RAW DATA ::

>>

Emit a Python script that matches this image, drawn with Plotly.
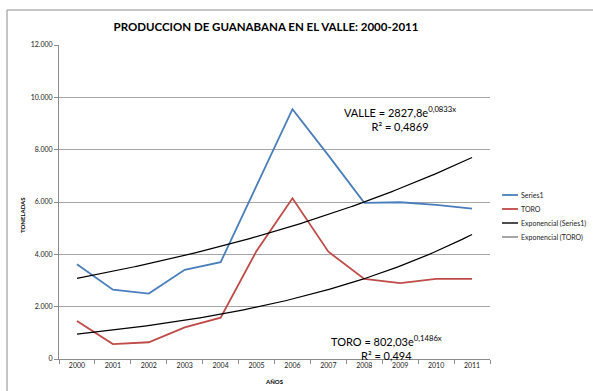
import numpy as np
import plotly.graph_objects as go

years = ["2000", "2001", "2002", "2003", "2004", "2005", "2006", "2007", "2008", "2009", "2010", "2011"]
valle = [3620, 2650, 2500, 3410, 3700, 6600, 9550, 7780, 5970, 5990, 5890, 5750]
toro = [1450, 570, 640, 1210, 1580, 4130, 6140, 4100, 3060, 2900, 3060, 3060]
names = ["Series1", "TORO", "Exponencial (Series1)", "Exponencial (TORO)"]
colors = ["#4a7ebb", "#be4b48", "#000000", "#7f7f7f"]
eq_valle = "VALLE = 2827,8e<sup>0,0833x</sup><br>R² = 0,4869"
eq_toro = "TORO = 802,03e<sup>0,1486x</sup><br>R² = 0,494"

FONT = "Lato"
W_, H_ = 593, 391
L, R, T, B = 59, 490, 45, 359
PW, PH = R - L, B - T


def px(x):
    return (x - L) / PW


def py(y):
    return (B - y) / PH


idx = np.arange(len(years))
xfine = np.linspace(0, len(years) - 1, 200)


def expfit(vals):
    xs = idx + 1
    b, lna = np.polyfit(xs, np.log(np.array(vals, dtype=float)), 1)
    return np.exp(lna) * np.exp(b * (xfine + 1))


fig = go.Figure()
fig.add_trace(go.Scatter(x=idx, y=valle, mode="lines", name=names[0],
                         line=dict(color=colors[0], width=1.8), showlegend=False))
fig.add_trace(go.Scatter(x=idx, y=toro, mode="lines", name=names[1],
                         line=dict(color=colors[1], width=1.8), showlegend=False))
fig.add_trace(go.Scatter(x=xfine, y=expfit(valle), mode="lines", name=names[2],
                         line=dict(color="#000000", width=1.2), showlegend=False))
fig.add_trace(go.Scatter(x=xfine, y=expfit(toro), mode="lines", name=names[3],
                         line=dict(color="#000000", width=1.2), showlegend=False))

shapes = [dict(type="rect", xref="paper", yref="paper",
               x0=px(7), x1=px(640), y0=py(440), y1=py(10),
               line=dict(color="#8c8c8c", width=1), fillcolor="rgba(0,0,0,0)", layer="below")]
annotations = []
leg_y = [195, 209, 223, 237]
for i, nm in enumerate(names):
    shapes.append(dict(type="line", xref="paper", yref="paper",
                       x0=px(502), x1=px(518), y0=py(leg_y[i]), y1=py(leg_y[i]),
                       line=dict(color=colors[i], width=1.8 if i < 2 else 1.4)))
    annotations.append(dict(x=px(519), y=py(leg_y[i]), xref="paper", yref="paper",
                            text=nm, showarrow=False, xanchor="left", yanchor="middle",
                            font=dict(family=FONT, size=7, color="#222")))

annotations += [
    dict(x=px(400), y=py(119), xref="paper", yref="paper", text=eq_valle, showarrow=False,
         xanchor="center", yanchor="middle", align="center",
         font=dict(family=FONT, size=11, color="#000")),
    dict(x=px(386), y=py(347), xref="paper", yref="paper", text=eq_toro, showarrow=False,
         xanchor="center", yanchor="middle", align="center",
         font=dict(family=FONT, size=11, color="#000")),
    dict(x=px(22), y=py(215), xref="paper", yref="paper", text="<b>TONELADAS</b>",
         showarrow=False, textangle=-90, xanchor="center", yanchor="middle",
         font=dict(family=FONT, size=6, color="#000")),
    dict(x=px(274), y=py(381), xref="paper", yref="paper", text="<b>AÑOS</b>",
         showarrow=False, xanchor="center", yanchor="middle",
         font=dict(family=FONT, size=6, color="#000")),
]

fig.update_layout(
    width=W_, height=H_,
    margin=dict(l=L, r=W_ - R, t=T, b=H_ - B, pad=0),
    paper_bgcolor="white", plot_bgcolor="white",
    separators=",.",
    title=dict(text="<b>PRODUCCION DE GUANABANA EN EL VALLE: 2000-2011</b>",
               x=266 / W_, xanchor="center", y=1 - 27 / H_, yanchor="middle",
               font=dict(family=FONT, size=11.5, color="#000")),
    shapes=shapes,
    annotations=annotations,
    showlegend=False,
)
fig.update_xaxes(range=[-0.5, len(years) - 0.5], tickmode="array", tickvals=list(idx),
                 ticktext=years, ticks="", showgrid=False, zeroline=False,
                 showline=True, linecolor="#8c8c8c", linewidth=1,
                 tickfont=dict(family=FONT, size=7, color="#222"),
                 minor=dict(tickmode="array", tickvals=[i - 0.5 for i in range(len(years) + 1)],
                            ticks="outside", ticklen=4, tickcolor="#8c8c8c", showgrid=False))
fig.update_yaxes(range=[0, 12000], dtick=2000, tickformat=",d", showgrid=True,
                 gridcolor="#a6a6a6", gridwidth=1, zeroline=False,
                 showline=True, linecolor="#8c8c8c", linewidth=1,
                 ticks="outside", ticklen=4, tickcolor="#8c8c8c",
                 tickfont=dict(family=FONT, size=7, color="#222"))

fig.write_html("out.html")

<<

EXERCISE DETAILS ::
Give back exactly the lines from the first line of the data through the line with "import plotly.graph_objects as go", pictures excluded.

FINAL RESULT ::
Emit a Python script that matches this image, drawn with Plotly.
import numpy as np
import plotly.graph_objects as go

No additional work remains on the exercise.